I had been depressed in the pregnancy. There were days, before I got my reception job at the children’s centre, that I would cry for hours.
I think it was the night before my due date that I cried to Tim because I wasn’t excited about the baby being born.
In retrospect, I think that was why the labour was so hard. If I had been excited, the beginnings of labour would have been exciting. But I found every minute of it awful.
Once he was born though, and I lay there legs akimbo, once the adrenaline had worn off and the shock had subsided, as they stitched me up (and yes I farted) after a good few puffs of gas and air (which by the way does nothing for the pain) to endure injections into my actual fairy (after all it had been through!), as I lay there then, the happy high of birth rose in me and never left. The depression slunk off and we have all been happy ever since.

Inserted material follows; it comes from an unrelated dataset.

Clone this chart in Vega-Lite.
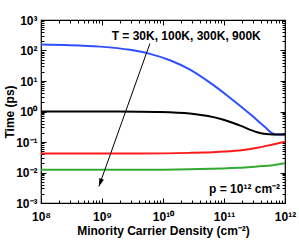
{
  "$schema": "https://vega.github.io/schema/vega-lite/v6.json",
  "width": 244,
  "height": 183,
  "autosize": {"type": "none"},
  "padding": {"left": 41, "top": 20, "right": 14, "bottom": 37},
  "config": {
    "view": {"stroke": "black", "strokeWidth": 1.2},
    "font": "Liberation Sans",
    "axis": {
      "grid": false, "domain": false, "tickColor": "black", "tickWidth": 1,
      "labelColor": "black", "labelFont": "Liberation Sans", "labelFontWeight": "bold", "labelFontSize": 12,
      "labelFlush": false, "labelOverlap": false,
      "titleFont": "Liberation Sans", "titleFontWeight": "bold", "titleFontSize": 12, "titleColor": "black"
    }
  },
  "datasets": {
    "curves": [
      {"x": 1e8, "y": 157, "T": "30K"},
      {"x": 2.99e8, "y": 150, "T": "30K"},
      {"x": 9.27e8, "y": 134, "T": "30K"},
      {"x": 2.88e9, "y": 105, "T": "30K"},
      {"x": 6.12e9, "y": 77.4, "T": "30K"},
      {"x": 1.3e10, "y": 47.7, "T": "30K"},
      {"x": 2.77e10, "y": 23.5, "T": "30K"},
      {"x": 5.89e10, "y": 8.8, "T": "30K"},
      {"x": 1.25e11, "y": 2.83, "T": "30K"},
      {"x": 2.67e11, "y": 0.822, "T": "30K"},
      {"x": 4.7e11, "y": 0.308, "T": "30K"},
      {"x": 6.12e11, "y": 0.197, "T": "30K"},
      {"x": 7.12e11, "y": 0.176, "T": "30K"},
      {"x": 1e12, "y": 0.176, "T": "30K"},
      {"x": 1e8, "y": 1.0, "T": "100K"},
      {"x": 1e9, "y": 1.0, "T": "100K"},
      {"x": 4.2e9, "y": 0.99, "T": "100K"},
      {"x": 8.9e9, "y": 0.97, "T": "100K"},
      {"x": 2.75e10, "y": 0.86, "T": "100K"},
      {"x": 9.5e10, "y": 0.55, "T": "100K"},
      {"x": 1.8e11, "y": 0.35, "T": "100K"},
      {"x": 3.5e11, "y": 0.21, "T": "100K"},
      {"x": 4.9e11, "y": 0.182, "T": "100K"},
      {"x": 6.3e11, "y": 0.176, "T": "100K"},
      {"x": 1e12, "y": 0.176, "T": "100K"},
      {"x": 1e8, "y": 0.042, "T": "300K"},
      {"x": 4.2e9, "y": 0.042, "T": "300K"},
      {"x": 2.75e10, "y": 0.044, "T": "300K"},
      {"x": 1.8e11, "y": 0.0526, "T": "300K"},
      {"x": 3.5e11, "y": 0.0645, "T": "300K"},
      {"x": 6.3e11, "y": 0.083, "T": "300K"},
      {"x": 1e12, "y": 0.102, "T": "300K"},
      {"x": 1e8, "y": 0.0123, "T": "900K"},
      {"x": 4.2e9, "y": 0.0123, "T": "900K"},
      {"x": 2.75e10, "y": 0.0128, "T": "900K"},
      {"x": 1.8e11, "y": 0.0142, "T": "900K"},
      {"x": 3.5e11, "y": 0.0158, "T": "900K"},
      {"x": 6.3e11, "y": 0.0174, "T": "900K"},
      {"x": 1e12, "y": 0.020, "T": "900K"}
    ],
    "tlabel": [{"x": 2.4e10, "y": 229, "label": "T = 30K, 100K, 300K, 900K"}],
    "plabel": [{"x": 8.3e11, "y": 0.0022, "label": "p = 10¹² cm⁻²"}],
    "arrow": [{"x": 6.1e9, "y": 170, "x2": 8.9e8, "y2": 0.0035}]
  },
  "resolve": {"axis": {"x": "independent", "y": "independent"}},
  "layer": [
    {
      "data": {"name": "curves"},
      "mark": {"type": "line", "strokeWidth": 2, "interpolate": "monotone"},
      "encoding": {
        "x": {"field": "x", "type": "quantitative",
          "scale": {"type": "log", "domain": [1e8, 1e12]},
          "axis": {"orient": "bottom", "values": [1e8, 1e9, 1e10, 1e11, 1e12], "tickSize": -5, "labelPadding": 13,
            "labelExpr": "'10' + ['⁸','⁹','¹⁰','¹¹','¹²'][round(log(datum.value)/LN10) - 8]",
            "title": "Minority Carrier Density (cm⁻²)", "titlePadding": 3}},
        "y": {"field": "y", "type": "quantitative",
          "scale": {"type": "log", "domain": [1e-3, 1e3]},
          "axis": {"orient": "left", "values": [1e-3, 1e-2, 1e-1, 1, 10, 100, 1000], "tickSize": -5, "labelPadding": 9,
            "labelExpr": "'10' + ['⁻³','⁻²','⁻¹','⁰','¹','²','³'][round(log(datum.value)/LN10) + 3]",
            "title": "Time (ps)", "titlePadding": -1}},
        "color": {"field": "T", "type": "nominal",
          "scale": {"domain": ["30K", "100K", "300K", "900K"], "range": ["#3050ff", "#000000", "#ff1a1a", "#33aa33"]},
          "legend": null}
      }
    },
    {
      "data": {"name": "tlabel"},
      "mark": {"type": "text", "fontSize": 12, "fontWeight": "bold", "align": "center", "baseline": "alphabetic", "color": "black"},
      "encoding": {
        "x": {"field": "x", "type": "quantitative", "scale": {"type": "log", "domain": [1e8, 1e12]},
          "axis": {"orient": "bottom", "values": [2e8,3e8,4e8,5e8,6e8,7e8,8e8,9e8,2e9,3e9,4e9,5e9,6e9,7e9,8e9,9e9,2e10,3e10,4e10,5e10,6e10,7e10,8e10,9e10,2e11,3e11,4e11,5e11,6e11,7e11,8e11,9e11],
            "labels": false, "tickSize": -3, "title": null}},
        "y": {"field": "y", "type": "quantitative", "scale": {"type": "log", "domain": [1e-3, 1e3]},
          "axis": {"orient": "left", "values": [2e-3,3e-3,4e-3,5e-3,6e-3,7e-3,8e-3,9e-3,2e-2,3e-2,4e-2,5e-2,6e-2,7e-2,8e-2,9e-2,0.2,0.3,0.4,0.5,0.6,0.7,0.8,0.9,2,3,4,5,6,7,8,9,20,30,40,50,60,70,80,90,200,300,400,500,600,700,800,900],
            "labels": false, "tickSize": -3, "title": null}},
        "text": {"field": "label", "type": "nominal"}
      }
    },
    {
      "data": {"name": "plabel"},
      "mark": {"type": "text", "fontSize": 12, "fontWeight": "bold", "align": "right", "baseline": "alphabetic", "color": "black"},
      "encoding": {
        "x": {"field": "x", "type": "quantitative", "scale": {"type": "log", "domain": [1e8, 1e12]},
          "axis": {"orient": "top", "values": [1e8, 1e9, 1e10, 1e11, 1e12], "labels": false, "tickSize": -5, "title": null}},
        "y": {"field": "y", "type": "quantitative", "scale": {"type": "log", "domain": [1e-3, 1e3]},
          "axis": {"orient": "right", "values": [1e-3, 1e-2, 1e-1, 1, 10, 100, 1000], "labels": false, "tickSize": -5, "title": null}},
        "text": {"field": "label", "type": "nominal"}
      }
    },
    {
      "data": {"name": "arrow"},
      "mark": {"type": "rule", "color": "black", "strokeWidth": 1},
      "encoding": {
        "x": {"field": "x", "type": "quantitative", "scale": {"type": "log", "domain": [1e8, 1e12]},
          "axis": {"orient": "top", "values": [2e8,3e8,4e8,5e8,6e8,7e8,8e8,9e8,2e9,3e9,4e9,5e9,6e9,7e9,8e9,9e9,2e10,3e10,4e10,5e10,6e10,7e10,8e10,9e10,2e11,3e11,4e11,5e11,6e11,7e11,8e11,9e11],
            "labels": false, "tickSize": -3, "title": null}},
        "y": {"field": "y", "type": "quantitative", "scale": {"type": "log", "domain": [1e-3, 1e3]},
          "axis": {"orient": "right", "values": [2e-3,3e-3,4e-3,5e-3,6e-3,7e-3,8e-3,9e-3,2e-2,3e-2,4e-2,5e-2,6e-2,7e-2,8e-2,9e-2,0.2,0.3,0.4,0.5,0.6,0.7,0.8,0.9,2,3,4,5,6,7,8,9,20,30,40,50,60,70,80,90,200,300,400,500,600,700,800,900],
            "labels": false, "tickSize": -3, "title": null}},
        "x2": {"field": "x2"},
        "y2": {"field": "y2"}
      }
    },
    {
      "data": {"name": "arrow"},
      "mark": {"type": "point", "filled": true, "color": "black", "opacity": 1, "size": 256, "angle": 19.6,
        "shape": "M0,0L-0.3,-1L0.3,-1Z"},
      "encoding": {
        "x": {"field": "x2", "type": "quantitative", "scale": {"type": "log", "domain": [1e8, 1e12]}, "axis": null},
        "y": {"field": "y2", "type": "quantitative", "scale": {"type": "log", "domain": [1e-3, 1e3]}, "axis": null}
      }
    }
  ]
}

But I didn’t love him at first. I was very happy. I stared at him all day, I stroked him, I fed him, I rocked him, I nearly cried when he, screaming, had his IV removed, but he could be passed to anyone and I didn’t mind, I could have left him for hours (I didn’t) and I don’t think I would have missed him. I was very happy but he felt like a stranger that I had to get to know.
He was a lovely little stranger. For the first 2 weeks he slept and woke only to feed. I spent every minute with him and watched him grow from tiny 6lb 10oz twiglet to a real chunky bubba who smiled and made gentle little sounds and screamed in rage when the boob didn’t arrive into his angry rosebud mouth fast enough.
Then one evening, when Tim was in Paris, I looked at him and cried because I loved him. It had taken about 6 weeks but the little stranger felt less of a little stranger and the love and fear had grown in equal measure, because they always seem to go hand in hand.
It wasn’t love at first sight, but it was really ok.